Но я желал бы, чтобы Иван Васильевич постарался сделаться писателем; то есть, поверив бы мне, что может со временем быть им, принялся бы к этому великому званию готовиться, но не так, как у нас обыкновенно готовятся, а так, как он может сам[36]. <…> Я уверен, что Ваня может быть хорошим писателем. У него все для этого есть: жар души, мыслящая голова, благородный характер, талант авторский. Нужно приобрести знания поболее и познакомиться более с языками. Для первого – учение; для последнего – навык писать. Могу сказать ему одно: учись и пиши; сделаешь честь своей России и проживешь не даром. Мне кажется, что ему надобно службу считать не главным, а посвятить жизнь свою авторству. Что же писать – то скажет ему его талант [Лясковский, 20].

В то же время во всех отзывах Жуковского о старшем сыне «долбинской сестры» в 1820-е годы слышатся нотки беспокойства[37]. Беспокойство поэта вызывали, кажется, два обстоятельства: во-первых, он опасался, что Киреевский увлечется светской жизнью; во-вторых, Жуковского настораживало его увлечение немецкой философией.

Первое опасение было вызвано той средой, в которую И. В. Киреевский попал, поступив на службу в Архив министерства иностранных дел. «Архивные юноши» пользовались известной репутацией, по выражению Ф. В. Булгарина, «петиметров, фашионеблей, женихов всех невест», а сам Архив, как говорит А. И. Кошелев, «прослыл сборищем «блестящей» московской молодежи» [Кошелев 1991, 50].

Авдотья Петровна, осознавая нравственную опасность общения такого рода, старалась настроить своего сына на серьезный лад. В 1823 г. в письмах И. В. Киреевскому она деликатно, но настойчиво напоминает, что хотела бы его видеть «digne de nom d'homme que vous portez, remplir le grand bût que le ciel accorde à toutêtre pensant» [Елагина, л. 1 об. ], «estimé de tout ceux qui vous connaissent et révéré de ceux qui savent penser» [Елагина, л. 43]. «Dieu sait, que la perte de ma santé, de notre aisance, tout cela me serait moins pénible, qu'une faute de mon fils chéri» [Елагина, л. 47][38], – пишет она ему. Считая вступление в свет в его возрасте опасным для нравственности, Авдотья Петровна даже отсоветовала Киреевскому в 1824 г. ехать в Петербург.

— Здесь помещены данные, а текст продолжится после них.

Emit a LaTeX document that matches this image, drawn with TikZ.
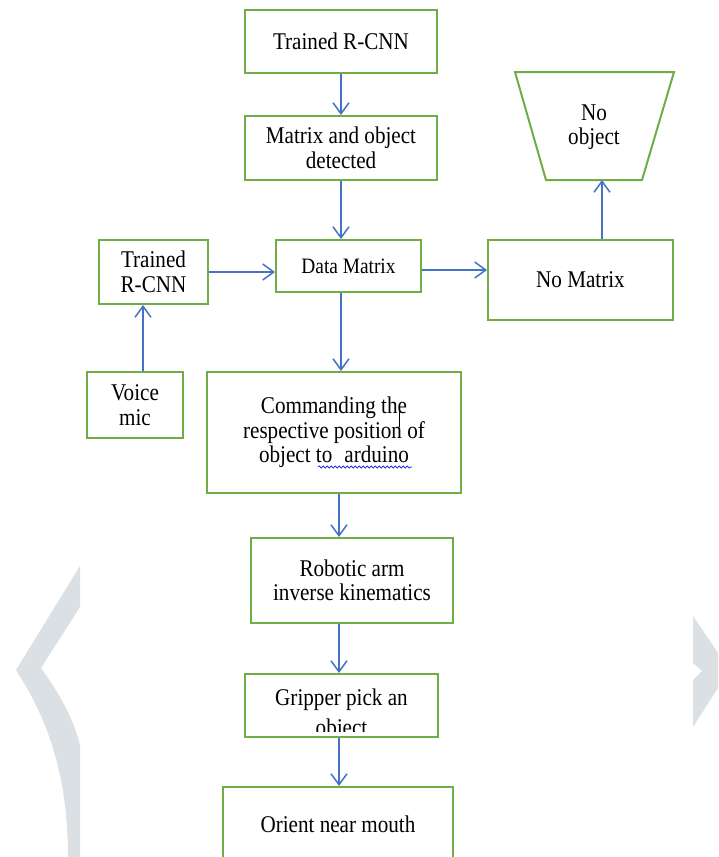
\documentclass[tikz,border=0pt]{standalone}
\usepackage{fontspec}
\setmainfont{Liberation Serif}[FakeStretch=0.88]
\usetikzlibrary{arrows.meta,decorations.pathmorphing}
\definecolor{boxgreen}{RGB}{112,173,71}
\definecolor{arrowblue}{RGB}{68,114,196}
\definecolor{wmgray}{RGB}{218,224,228}
\definecolor{spellblue}{RGB}{40,60,230}
\begin{document}
\begin{tikzpicture}[x=1pt,y=-1pt,
  box/.style={draw=boxgreen,line width=2pt,rectangle,inner sep=0pt,align=center,
    font=\fontsize{24}{24.5}\selectfont},
  boxtext/.style={inner sep=0pt,align=center,font=\fontsize{24}{24.5}\selectfont},
  flow/.style={draw=arrowblue,line width=1.5pt,-{Straight Barb[length=11pt,width=16pt]}}]
\useasboundingbox (0,0) rectangle (718,857);
\fill[white] (0,0) rectangle (718,857);
% watermark chevrons
\fill[wmgray] (80,566) -- (16,670) .. controls (45,715) and (68,770) .. (68,857)
  -- (80,857) -- (80,745) .. controls (72,715) and (60,695) .. (41,668) -- (80,607) -- cycle;
\fill[wmgray] (693,616) -- (718,653) -- (718,688) -- (693,727) -- (693,680)
  -- (702,671) -- (693,663) -- cycle;

% boxes
\node[box,minimum width=192pt,minimum height=63pt] (t1) at (341,41.5) {Trained R-CNN};
\node[box,minimum width=192pt,minimum height=64pt] (m) at (341,148) {Matrix and object\\detected};
\node[box,minimum width=145pt,minimum height=52pt,font=\fontsize{22}{24}\selectfont] (dm) at (348.5,266) {Data Matrix};
\node[box,minimum width=109pt,minimum height=64pt] (t2) at (153.5,272) {Trained\\R-CNN};
\node[box,minimum width=185pt,minimum height=80pt] (nm) at (580.5,280) {No Matrix};
\node[box,minimum width=96pt,minimum height=66pt] (vm) at (135,405) {Voice\\mic};
\node[box,minimum width=254pt,minimum height=121pt] (cmd) at (334,432.5)
  {Commanding the\\respective position of\\object to\,\,\,arduino};
\node[box,minimum width=202pt,minimum height=85pt] (ra) at (352,580.5) {Robotic arm\\inverse kinematics};
\node[box,minimum width=193pt,minimum height=63pt] (gp) at (341.5,705.5) {};
\begin{scope}
  \clip (245,676) rectangle (438,731);
  \node[boxtext,anchor=base] (gpt1) at (341.5,705) {Gripper pick an};
  \node[boxtext,anchor=base] (gpt2) at (341.5,735) {object};
\end{scope}
\node[box,minimum width=230pt,minimum height=74pt] (om) at (338,824) {Orient near mouth};

% trapezium "No object"
\coordinate (ntl) at (515,72);
\coordinate (ntr) at (674,72);
\coordinate (nbr) at (642,180);
\coordinate (nbl) at (546,180);
\draw[boxgreen,line width=2pt,line join=miter] (ntl) -- (ntr) -- (nbr) -- (nbl) -- cycle;
\node[boxtext] (nob) at (594,127) {No\\object};
\coordinate (nobin) at (602,180);

% editing marks
\draw[black,line width=0.8pt] (399,405) -- (399,427);
\draw[spellblue,line width=0.8pt,decorate,decoration={snake,amplitude=1.1pt,segment length=4pt}]
  (318,467) -- (412,467);

% connectors
\coordinate (ax) at (339,0);
\coordinate (ac) at (341,0);
\draw[flow] (t1.south) -- (m.north);
\draw[flow] (m.south) -- (m.south |- dm.north);
\draw[flow] (t2.east) -- (t2.east -| dm.west);
\draw[flow] ([yshift=-4pt]dm.east) -- ([yshift=-4pt]dm.east -| nm.west);
\draw[flow] (nm.north -| nobin) -- (nobin);
\draw[flow] (vm.north -| 143,0) -- (t2.south -| 143,0);
\draw[flow] (ac |- dm.south) -- (ac |- cmd.north);
\draw[flow] (ax |- cmd.south) -- (ax |- ra.north);
\draw[flow] (ax |- ra.south) -- (ax |- gp.north);
\draw[flow] (ax |- gp.south) -- (ax |- om.north);
\end{tikzpicture}
\end{document}
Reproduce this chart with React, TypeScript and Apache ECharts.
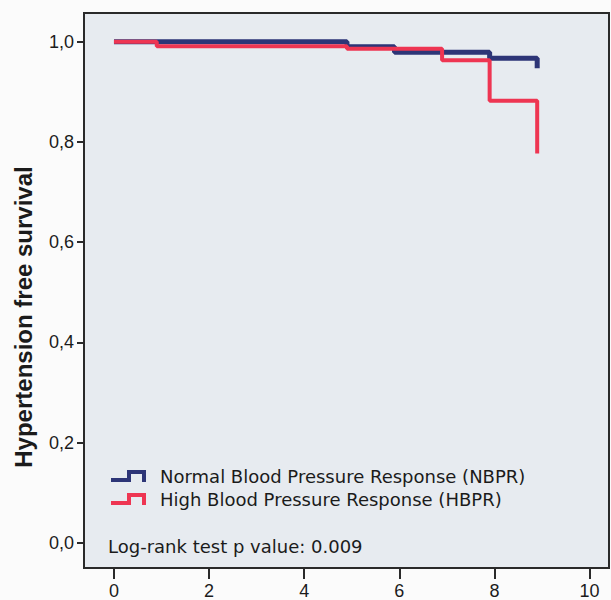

То, что Киреевский попал в среду архивных юношей, не могло не беспокоить и Жуковского, который скептически относился к «свету». Он еще в 1820 г. предупреждал Авдотью Петровну насчет ее старшего сына: «Не давайте ему привыкать к московской ничтожной рассеянности и полудеятельности, не развивающей, а только усыпляющей душу», – и уговаривал отправить его учиться в Дерпт, «ибо главное в этом городе университет и те, которые в нем учатся: следовательно, общая деятельность, устремленная к одной цели; дух работы, всех равно оживляющий: чего нет и быть не может ни в Москве, ни в Петербурге» [РБ 1912, 95]. Еще одним доводом в пользу Дерпта было то, что там И. В. Киреевский будет под полезным для его нравственности присмотром: «там будет надзор Маши и Мойера «[УС, 36].

В 1829 г. Жуковский писал Киреевскому:

Признаюсь, тó, чтó ты до сих пор был, казалось мне по сию пору тебе совершенно неприличным и не стоющим того, что ты есть, то есть то, что ты быть можешь. Ты терял свою молодость в московском свете. Всякий так называемый большой свет есть жалкая сцена для деятельности ума и души, а московский большой свет и подавно. Ты попал в сословие архивных dandy и пропал для той прекрасной деятельности, для которой создала тебя добрая природа, к тебе особенно добрая [Лясковский, 25].

Другое опасение Жуковского было вызвано увлечением И. В. Киреевского немецкой философией. Киреевский впервые узнал о новейшем германском любомудрии, видимо, от своего отчима А. А. Елагина. Елагин же соприкоснулся с ним, как уже говорилось, во время заграничных походов 1812–1816 гг. «Еще во время утомительных походов французской войны нас трое: Елагин, я и некто Паскевич – вздумали пересадить Шеллинга на русскую почву, и в юношеских умах наших идеи его слились с нашим товарищеским юмором. Мы стали изъясняться в новых отвлечениях легко и приятно. Целые переходы окружал нас конвой слушателей и целые корпуса со всеми их штабами называли нас галиматейными философами» [Батеньков, 224–225], – вспоминал Г. С. Батеньков в письме П. В. Киреевскому 10 мая 1847 г.